**WORK TO DO:** Begin with the line holding "Recreate this image", end with the line holding "XAxis, YAxis, ReferenceLine", and repeat every line in between exactly, without pictures.

** start of DATA SHOWN **

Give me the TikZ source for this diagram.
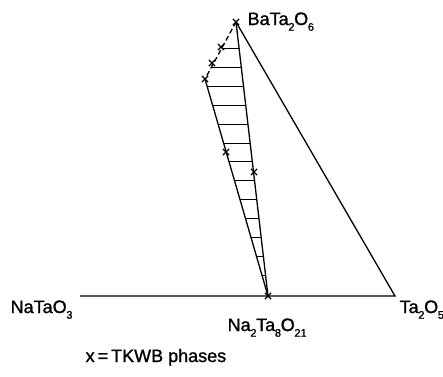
\documentclass[tikz,border=0pt]{standalone}
\usepackage{fontspec}
\setmainfont[FakeBold=1.2]{Liberation Sans}
\usetikzlibrary{calc,shapes.misc}
\newcommand{\lsub}[1]{\kern-0.3pt\raisebox{-0.6ex}{\fontsize{11}{11}\selectfont #1}\kern-0.3pt}
\begin{document}
\begin{tikzpicture}[x=1pt,y=-1pt, line width=1.3pt,
  xmark/.style={draw, cross out, minimum size=5pt, inner sep=0pt, line width=1.2pt},
  lbl/.style={anchor=base west, inner sep=0pt, font=\fontsize{18}{18}\selectfont},
  hatch/.style={line width=1pt}]
\useasboundingbox (0,0) rectangle (443,376);
% vertices
\coordinate (BT) at (236,22);
\coordinate (NT) at (80,296);
\coordinate (TA) at (395,296);
\coordinate (NE) at (268,296);
% TKWB phase marks
\node[xmark] (m0) at (BT) {};
\node[xmark] (m1) at (221,47) {};
\node[xmark] (m2) at (212,63) {};
\node[xmark] (m3) at (205,79) {};
\node[xmark] (m4) at (226,152) {};
\node[xmark] (m5) at (254,172) {};
\node[xmark] (m6) at (NE) {};
% outer lines
\draw (NT) -- (TA) -- (BT);
\draw (BT) -- (NE);
\draw (m3.center) -- (NE);
\draw[dash pattern=on 5pt off 3pt] (BT) -- (m3.center);
% hatching
\foreach \k in {0,...,12}{
  \pgfmathsetmacro{\yy}{48.5+18.9*\k}
  \pgfmathsetmacro{\xl}{\yy<79 ? 236-31*(\yy-22)/57 : 205+63*(\yy-79)/217}
  \pgfmathsetmacro{\xr}{236+32*(\yy-22)/274}
  \draw[hatch] (\xl,\yy) -- (\xr,\yy);
}
% labels
\node[lbl] (lBT) at (247,25) {BaTa\lsub{2}O\lsub{6}};
\node[lbl] (lNT) at (10,313) {NaTaO\lsub{3}};
\node[lbl] (lNE) at (227,331) {Na\lsub{2}Ta\lsub{8}O\lsub{21}};
\node[lbl] (lTA) at (399,313) {Ta\lsub{2}O\lsub{5}};
\node[lbl] (leg) at (85,362) {x\,=\,TKWB phases};
\end{tikzpicture}
\end{document}
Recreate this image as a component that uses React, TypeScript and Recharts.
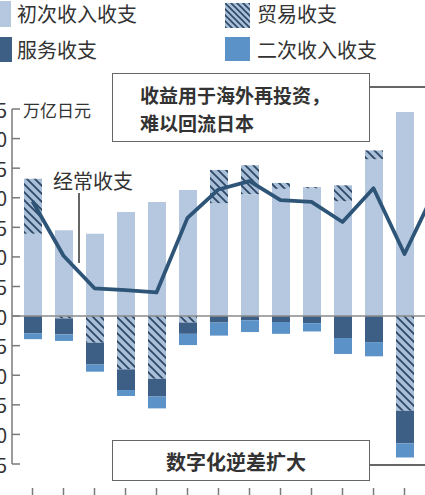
import React from 'react';
import { ComposedChart, Bar, Line, XAxis, YAxis, ReferenceLine } from 'recharts';

const years = ['2010', '2011', '2012', '2013', '2014', '2015', '2016', '2017', '2018', '2019', '2020', '2021', '2022', '2023'];
const primaryIncome = [13.9, 14.5, 13.9, 17.6, 19.3, 21.3, 19.1, 20.6, 21.5, 21.6, 19.4, 26.5, 34.5, 34.9];
const tradeBalance = [9.3, -0.4, -4.5, -9.0, -10.6, -1.1, 5.6, 4.9, 1.0, 0.2, 2.7, 1.5, -16.0, -6.6];
const servicesBalance = [-2.9, -2.7, -3.7, -3.5, -3.0, -1.9, -1.1, -0.7, -1.0, -1.2, -3.7, -4.4, -5.5, -2.9];
const secondaryIncome = [-1.0, -1.1, -1.2, -1.0, -2.0, -1.9, -2.2, -2.0, -2.0, -1.4, -2.7, -2.4, -2.4, -4.1];
const currentAccount = [19.4, 10.2, 4.7, 4.4, 4.0, 16.6, 21.4, 22.8, 19.6, 19.3, 15.9, 21.6, 10.5, 21.4];
const yTicks = [-25, -20, -15, -10, -5, 0, 5, 10, 15, 20, 25, 30, 35];

const seriesNames = {
  primary: '初次收入收支',
  trade: '贸易收支',
  services: '服务收支',
  secondary: '二次收入收支',
  ca: '经常收支',
};
const unitLabel = '万亿日元';
const noteTop = ['收益用于海外再投资，', '难以回流日本'];
const noteBottom = '数字化逆差扩大';

const C_PRIMARY = '#b5c8df';
const C_HATCH_BG = '#a9bfd8';
const C_HATCH_LINE = '#2c4767';
const C_SERVICES = '#3d5f86';
const C_SECONDARY = '#5b92c8';
const C_LINE = '#2e5578';
const C_TEXT = '#333333';
const C_AXIS = '#7a7a7a';

const data = years.map((y, i) => ({
  year: y,
  primary: primaryIncome[i],
  trade: tradeBalance[i],
  services: servicesBalance[i],
  secondary: secondaryIncome[i],
  ca: currentAccount[i],
}));

const FONT = '"Noto Sans CJK SC", "Noto Sans", sans-serif';

const YTick = (props: any) => {
  const { x, y, payload } = props;
  return (
    <g>
      <line x1={x + 5} x2={x + 13} y1={y} y2={y} stroke={C_AXIS} strokeWidth={1.5} />
      <text x={x} y={y} textAnchor="end" dominantBaseline="central" fontSize={20} fill={C_TEXT} fontFamily={FONT}>
        {payload.value}
      </text>
    </g>
  );
};

const XTick = (props: any) => {
  const { x, y } = props;
  return <line x1={x} x2={x} y1={y} y2={y + 8} stroke={C_AXIS} strokeWidth={1.5} />;
};

const HatchSwatch = ({ w, h }: { w: number; h: number }) => (
  <svg width={w} height={h} style={{ display: 'block' }}>
    <defs>
      <pattern id="hatchLegend" patternUnits="userSpaceOnUse" width={6} height={6}>
        <rect width={6} height={6} fill={C_HATCH_BG} />
        <path d="M-1,-1 L7,7 M-1,5 L1,7 M5,-1 L7,1" stroke={C_HATCH_LINE} strokeWidth={1.6} />
      </pattern>
    </defs>
    <rect width={w} height={h} fill="url(#hatchLegend)" />
  </svg>
);

const abs = (left: number, top: number, extra: any = {}) => ({ position: 'absolute' as const, left, top, ...extra });

export default function App() {
  return (
    <div style={{ position: 'fixed', left: 0, top: 0, width: 425, height: 495, overflow: 'hidden', background: '#fff', fontFamily: FONT, color: C_TEXT }}>
      {/* Legend */}
      <div style={abs(-14, 1, { width: 25, height: 26, background: C_PRIMARY })} />
      <div style={abs(17, 4, { fontSize: 20, lineHeight: '20px', whiteSpace: 'nowrap' })}>{seriesNames.primary}</div>
      <div style={abs(225, 3)}><HatchSwatch w={25} h={25} /></div>
      <div style={abs(257, 4, { fontSize: 20, lineHeight: '20px', whiteSpace: 'nowrap' })}>{seriesNames.trade}</div>
      <div style={abs(-13, 37, { width: 25, height: 25, background: C_SERVICES })} />
      <div style={abs(17, 40, { fontSize: 20, lineHeight: '20px', whiteSpace: 'nowrap' })}>{seriesNames.services}</div>
      <div style={abs(225, 37, { width: 25, height: 24, background: C_SECONDARY })} />
      <div style={abs(257, 40, { fontSize: 20, lineHeight: '20px', whiteSpace: 'nowrap' })}>{seriesNames.secondary}</div>

      <div style={abs(-40, 0)}>
        <ComposedChart
          width={491}
          height={500}
          data={data}
          stackOffset="sign"
          margin={{ top: 109, right: 0, bottom: 6, left: 0 }}
        >
          <defs>
            <pattern id="hatchBar" patternUnits="userSpaceOnUse" width={8} height={8}>
              <rect width={8} height={8} fill={C_HATCH_BG} />
              <path d="M-1,-1 L9,9 M-1,7 L1,9 M7,-1 L9,1" stroke={C_HATCH_LINE} strokeWidth={1.8} />
            </pattern>
          </defs>
          <XAxis
            dataKey="year"
            axisLine={false}
            tickLine={false}
            tickSize={0}
            tickMargin={24}
            height={30}
            interval={0}
            padding={{ left: 5, right: 0 }}
            tick={<XTick />}
          />
          <YAxis
            type="number"
            domain={[-25, 35]}
            ticks={yTicks}
            width={52}
            tickSize={0}
            tickMargin={5}
            tickLine={false}
            axisLine={{ stroke: C_AXIS, strokeWidth: 1.5 }}
            tick={<YTick />}
            interval={0}
          />
          <Bar dataKey="primary" name={seriesNames.primary} stackId="s" fill={C_PRIMARY} barSize={18} isAnimationActive={false} />
          <Bar dataKey="trade" name={seriesNames.trade} stackId="s" fill="url(#hatchBar)" barSize={18} isAnimationActive={false} />
          <Bar dataKey="services" name={seriesNames.services} stackId="s" fill={C_SERVICES} barSize={18} isAnimationActive={false} />
          <Bar dataKey="secondary" name={seriesNames.secondary} stackId="s" fill={C_SECONDARY} barSize={18} isAnimationActive={false} />
          <ReferenceLine y={0} stroke="#8a8a8a" strokeWidth={1.5} />
          <Line
            dataKey="ca"
            name={seriesNames.ca}
            type="linear"
            stroke={C_LINE}
            strokeWidth={3.8}
            strokeLinejoin="round"
            dot={false}
            activeDot={false}
            isAnimationActive={false}
          />
        </ComposedChart>
      </div>

      {/* Unit label */}
      <div style={abs(23, 101, { fontSize: 17, lineHeight: '17px', whiteSpace: 'nowrap' })}>{unitLabel}</div>

      {/* Current account label + pointer */}
      <div style={abs(53, 171, { fontSize: 20, lineHeight: '20px', whiteSpace: 'nowrap' })}>{seriesNames.ca}</div>
      <div style={abs(78, 193, { width: 1.5, height: 70, background: '#666' })} />

      {/* Top note box */}
      <div style={abs(112, 73, { width: 258, height: 69, boxSizing: 'border-box', border: '1.5px solid #666', background: '#fff' })} />
      <div style={abs(140, 81, { fontSize: 19, lineHeight: '27.5px', fontWeight: 700, whiteSpace: 'nowrap' })}>
        {noteTop[0]}
        <br />
        {noteTop[1]}
      </div>
      <div style={abs(370, 86, { width: 60, height: 1.5, background: '#666' })} />

      {/* Bottom note box */}
      <div style={abs(112, 440, { width: 258, height: 41, boxSizing: 'border-box', border: '1.5px solid #666', background: '#fff' })} />
      <div style={abs(166, 452, { fontSize: 20, lineHeight: '20px', fontWeight: 700, whiteSpace: 'nowrap' })}>{noteBottom}</div>
      <div style={abs(370, 464, { width: 60, height: 1.5, background: '#666' })} />
    </div>
  );
}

** end of DATA SHOWN **

**SOLUTION TO THIS TASK:**
Recreate this image as a component that uses React, TypeScript and Recharts.
import React from 'react';
import { ComposedChart, Bar, Line, XAxis, YAxis, ReferenceLine } from 'recharts';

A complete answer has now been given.